A notable aspect of the series as a whole is the way in which the characterisation of Billy and also that of Lee Wing, the Chinese gardener, deepens and strengthens over the years. In later stories, the author takes up a strong position against anti-Chinese prejudice in particular. Ms Sorensen’s outrage on the Aboriginal issue scarcely seems to tally with the brutal criticism she heaped on the story ‘Stolen Car’ by Koori writer Archie Weller, in her May review of the anthology Brief Encounters a story originally edited and published by Jack Davis in Identity magazine. In her remarks about the ‘cloying ambiguity of the relationship between the father and the daughter’ (i.e. David and Norah Linton), does Ms Sorensen impute an incestuous connexion? If so, why not come out with it in a straightforward way? David Linton’s grief following his wife’s death is well chronicled in the stories. On page six of A Little Bush Maid, that death is described as ‘a sudden, terrible blow, that changed Norah’s] father in a night from a young man to an old one’. But again, in our present era of increasing child abuse, it is fashionable to sneer at the notion of family life with close and loving relationships.

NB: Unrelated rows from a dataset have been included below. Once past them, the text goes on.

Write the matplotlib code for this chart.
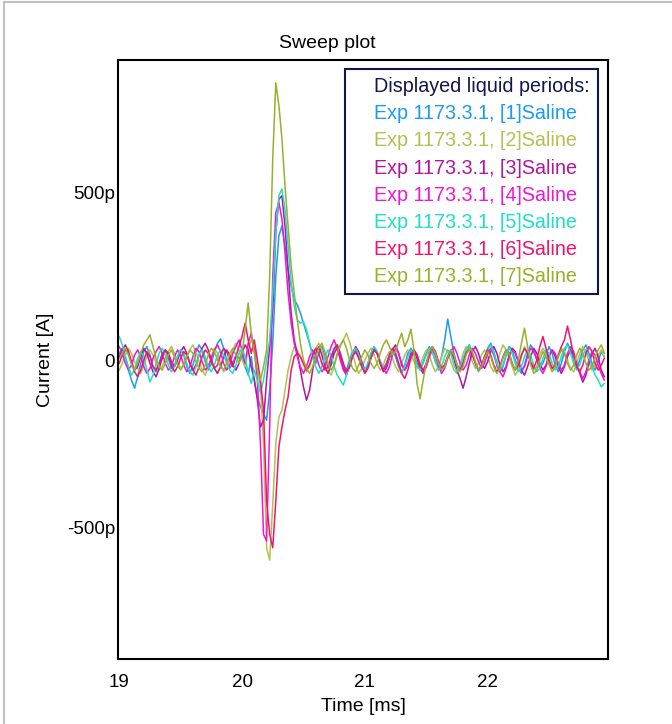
import numpy as np
import matplotlib.pyplot as plt
from matplotlib.lines import Line2D

plt.rcParams['font.family'] = ['Liberation Sans', 'DejaVu Sans']

# sampled every 0.025 ms from 19.0 ms, current in pA
t0 = 19.0
dt = 0.025

blue = [20, 35, 10, -30, -60, -84, -50, -10, 25, 40, 15, -20, -35, -10, 20, 30, 5, -25, -15, 10,
        30, 15, -20, -40, -15, 20, 45, 30, -5, -30, -10, 25, 50, 63, 35, 0, -25, -10, 15, 5,
        15, -20, -45, 10, -60, -110, -140, -160, -180, -90, 50, 250, 370, 400, 340, 270, 220, 180, 165, 140,
        110, 80, 50, 15, -10, 20, 40, 10, -25, -5, 30, 45, 20, -15, -30, 0, 25, 35, 10, -20,
        -35, -10, 20, 40, 25, -5, -25, -10, 15, 30, 10, -20, -40, -15, 20, 35, 15, -10, -30, -5,
        20, 40, 25, -5, -20, 10, 60, 122, 70, 20, -15, -30, -5, 25, 45, 20, -10, -30, -15, 10,
        35, 50, 25, -10, -35, -20, 15, 40, 30, 0, -25, -40, -15, 20, 45, 30, 5, -20, -10, 15,
        40, 20, -15, -35, -10, 25, 50, 30, -5, -25, 0, 30, 45, 20, -10, -30, -5, 25, 10]

yellowgreen = [-30, -10, 15, 35, 20, -5, -25, -40, -15, 10, 30, 15, -10, -30, -20, 5, 25, 40, 20, -5,
               -25, -15, 10, 30, 45, 25, -5, -30, -45, -20, 10, 35, 20, -10, -35, -25, 5, 30, 50, 30,
               0, -20, 30, 60, 40, -30, -80, -250, -560, -597, -430, -250, -170, -150, -90, -30, 10, 40, 30, 10,
               -15, -35, -20, 10, 35, 50, 30, 0, -30, -45, -20, 15, 40, 60, 80, 55, 20, -15, -40, -25,
               0, 20, 35, 15, -10, -30, -15, 10, 25, 5, -20, -35, -10, 15, 30, 20, -5, -25, -15, 10,
               30, 15, -15, -35, -20, 10, 35, 25, -5, -30, -40, -15, 20, 40, 25, -5, -25, -10, 15, 30,
               10, -20, -35, -15, 20, 45, 30, 5, -20, -45, -30, 10, 40, 20, -10, -30, -20, 15, 35, 20,
               -5, -30, -20, 10, 35, 25, 0, -25, -35, -10, 20, 40, 25, -5, -30, -15, 15, 30, 10]

purple = [10, 30, 45, 25, -5, -30, -20, 10, 35, 20, -10, -35, -50, -25, 5, 30, 20, -5, -20, 0,
          25, 40, 20, -10, -30, -15, 15, 35, 50, 30, 0, -25, -40, -20, 10, 30, 15, -15, -30, -10,
          20, 45, 30, -20, -60, -120, -200, -180, -60, 40, 150, 380, 480, 490, 400, 270, 140, 60, 20, -30,
          -80, -120, -90, -30, 20, 40, 15, -20, -40, -15, 20, 35, 10, -25, -40, -20, 15, 40, 25, -5,
          -30, -15, 15, 35, 20, -10, -35, -25, 5, 30, 45, 20, -15, -30, -10, 20, 30, 5, -25, -40,
          -20, 15, 35, 20, -10, -30, -15, 10, 25, 5, -30, -55, -84, -50, -10, 25, 40, 20, -10, -25,
          -5, 25, 40, 20, -15, -35, -20, 15, 35, 25, -5, -30, -45, -20, 10, 35, 20, -10, -30, -15,
          15, 30, 10, -20, -40, -20, 10, 30, 15, -15, -40, -66, -45, -10, 20, 35, 10, -30, -50]

magenta = [40, 20, -10, -30, -15, 15, 30, 10, -20, -40, -25, 5, 25, 40, 20, -10, -30, -20, 10, 30,
           15, -15, -35, -20, 10, 35, 25, -5, -30, -20, 5, 30, 45, 25, -10, -30, -15, 20, 40, 60,
           30, -10, 50, 80, 30, -60, -250, -520, -540, -200, 250, 440, 470, 420, 320, 200, 110, 50, 10, -20,
           -40, -20, 10, 30, 15, -15, -35, -20, 10, 40, 60, 35, 0, -30, -45, -20, 15, 30, 10, -15,
           -35, -20, 10, 30, 20, -5, -25, -40, -20, 15, 35, 20, -10, -30, -15, 10, 30, 15, -15, -35,
           -20, 10, 30, 15, -20, -40, -25, 5, 25, 40, 20, -10, -30, -15, 15, 35, 20, -5, -25, -10,
           20, 35, 15, -15, -35, -50, -25, 10, 30, 20, -5, -30, -20, 10, 35, 25, 0, -25, -40, -20,
           10, 30, 20, -10, -30, -15, 20, 40, 25, -10, -35, -55, -35, 0, 25, 15, -15, -40, -60]

turquoise = [70, 45, 10, -20, -45, -30, 5, 25, 10, -30, -65, -45, -10, 20, 35, 15, -15, -35, -20, 10,
             30, 20, -10, -35, -45, -20, 15, 30, 10, -20, -35, -15, 15, 30, 15, -10, -30, -40, -15, 20,
             35, 10, -40, -70, -30, -60, -100, -60, 0, 60, 200, 380, 490, 510, 450, 340, 230, 160, 120, 110,
             115, 90, 50, 10, -20, -40, -20, 10, 30, 15, -20, -45, -60, -75, -45, -10, 20, 35, 15, -15,
             -30, -10, 20, 40, 25, -5, -25, -15, 10, 30, 20, -10, -35, -20, 10, 30, 15, -15, -30, -10,
             15, 35, 25, -5, -30, -20, 10, 30, 20, -15, -35, -25, 5, 30, 45, 25, -10, -35, -20, 10,
             30, 45, 20, -10, -30, -15, 15, 35, 20, -10, -35, -20, 10, 30, 15, -15, -35, -25, 5, 30,
             20, -10, -30, -20, 10, 35, 45, 20, -10, -30, -15, 15, 30, 10, -20, -45, -60, -80, -70]

deeppink = [-10, 15, 30, 20, -10, -35, -50, -30, 0, 25, 10, -20, -30, -10, 15, 30, 15, -15, -35, -20,
            5, 25, 15, -10, -30, -45, -20, 10, 30, 20, -5, -25, -15, 15, 35, 25, 0, -20, 10, 40,
            70, 110, 60, 20, 60, 0, -60, -150, -420, -520, -560, -420, -260, -200, -150, -110, -30, 10, 20, 10,
            -10, -30, -15, 15, 35, 20, -10, -30, -20, 10, 35, 45, 20, -10, -35, -20, 10, 25, 5, -20,
            -40, -25, 5, 30, 20, -10, -30, -15, 15, 35, 20, -10, -40, -55, -30, 5, 30, 15, -15, -30,
            -10, 20, 40, 25, -5, -25, -15, 10, 30, 15, -15, -30, -10, 20, 35, 15, -10, -30, -20, 10,
            30, 15, -15, -35, -20, 10, 30, 20, -10, -30, -15, 15, 35, 20, -5, -25, 0, 40, 70, 35,
            0, -25, -15, 15, 40, 60, 101, 60, 15, -20, -35, -15, 20, 40, 25, -10, -30, -15, 5]

olive = [5, 20, 35, 15, -15, -30, -10, 20, 45, 60, 75, 40, 5, -20, -30, -10, 15, 30, 10, -15,
         -30, -15, 10, 30, 20, -5, -25, -35, -15, 15, 35, 25, 0, -20, -30, -10, 20, 35, 15, -10,
         20, 90, 170, 80, 20, -30, -60, -20, 30, 250, 600, 827, 760, 660, 520, 400, 280, 200, 120, 50,
         0, -25, -40, -20, 10, 35, 50, 25, -10, -30, -15, 20, 45, 60, 35, 0, -25, -35, -15, 10,
         30, 15, -10, -25, -10, 20, 45, 60, 40, 15, 25, 55, 80, 40, 60, 92, 30, -70, -116, -60,
         -10, 25, 40, 20, -10, -30, -20, 10, 30, 15, -15, -35, -20, 15, 35, 25, -5, -30, -20, 5,
         25, 10, -20, -40, -25, 5, 30, 20, -10, -30, 0, 50, 95, 40, -15, -40, -30, 0, 25, 10,
         -15, -35, -20, 10, 30, 20, -10, -30, -15, 15, 35, 20, -10, -30, -20, 10, 30, 45, 20]

traces = [blue, yellowgreen, purple, magenta, turquoise, deeppink, olive]
colors = ['#1a9cf2', '#b5c050', '#b0169e', '#ee18d4', '#1edfc8', '#f0146c', '#9bb02a']
labels = ['Exp 1173.3.1, [%d]Saline' % (k + 1) for k in range(7)]
legend_title = 'Displayed liquid periods:'
navy = '#141450'

fig = plt.figure(figsize=(6.72, 7.24), dpi=100)
ax = fig.add_axes([118 / 672, 1 - 659 / 724, 490 / 672, 599 / 724])

for y, c in zip(traces, colors):
    t = t0 + dt * np.arange(len(y))
    ax.plot(t, y, color=c, lw=1.1)

ax.set_xlim(18.99, 22.98)
ax.set_ylim(-892, 895)
ax.set_xticks([19, 20, 21, 22])
ax.set_yticks([-500, 0, 500])
ax.set_yticklabels(['-500p', '0', '500p'])
ax.tick_params(axis='both', length=0, labelsize=13.5)
ax.tick_params(axis='x', pad=11)
ax.tick_params(axis='y', pad=2)
for s in ax.spines.values():
    s.set_linewidth(1.5)
    s.set_color('black')

ax.set_xlabel('Time [ms]', fontsize=14, labelpad=5)
ax.set_ylabel('Current [A]', fontsize=14, labelpad=9)
ax.set_title('Sweep plot', fontsize=14, x=0.4265, pad=9)

handles = [Line2D([], [], color='none') for _ in range(8)]
leg = ax.legend(handles, [legend_title] + labels, loc='upper right',
                bbox_to_anchor=(0.9796, 0.985), borderaxespad=0,
                fontsize=14.2, labelcolor=[navy] + colors,
                handlelength=0.75, handletextpad=0.3, labelspacing=0.41,
                borderpad=0.42, fancybox=False, framealpha=1)
leg.get_frame().set_edgecolor(navy)
leg.get_frame().set_linewidth(1.5)

# panel border
fig.add_artist(Line2D([4 / 672, 4 / 672], [0, 1 - 2 / 724], color='#c0c0c0', lw=1.5))
fig.add_artist(Line2D([4 / 672, 1], [1 - 2 / 724, 1 - 2 / 724], color='#c0c0c0', lw=1.5))

fig.savefig('out.png', dpi=100)
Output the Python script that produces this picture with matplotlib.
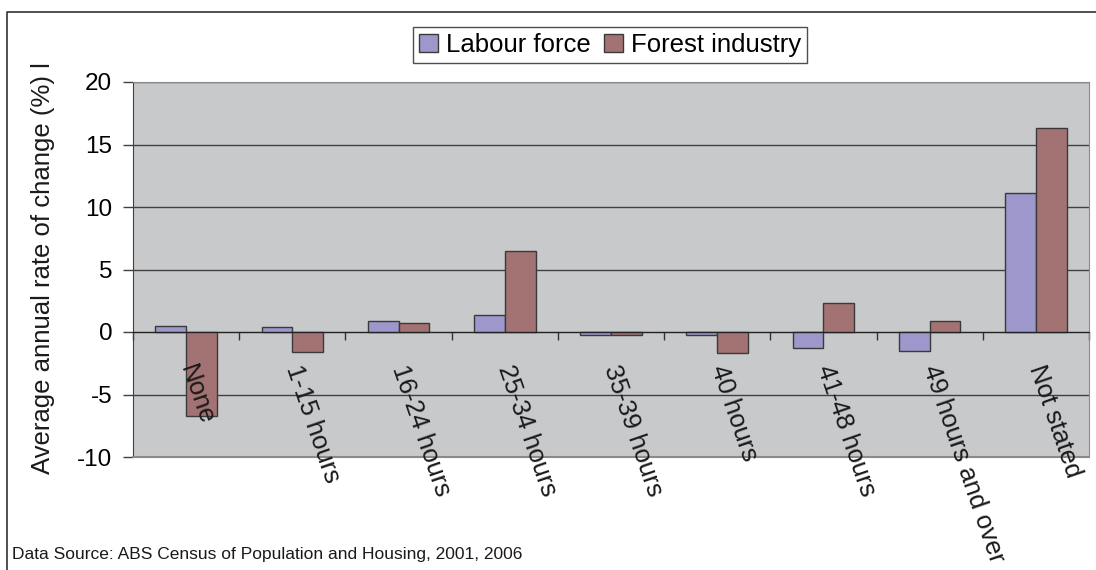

I am not really concerned about defending my own ‘inadequate’ contribution to these new editions of the Billabong books, as Ms Sorensen describes it. But I do want to speak up for an author unable to come to her own defence. While the literary quality of the Billabong stories is variable, the author’s integrity of purpose remains constant throughout the series. The Billabong stories present an ongoing saga of family life through twenty years of significant Australian history. This is a unique and admirable achievement, undeserving of facile iconoclasm.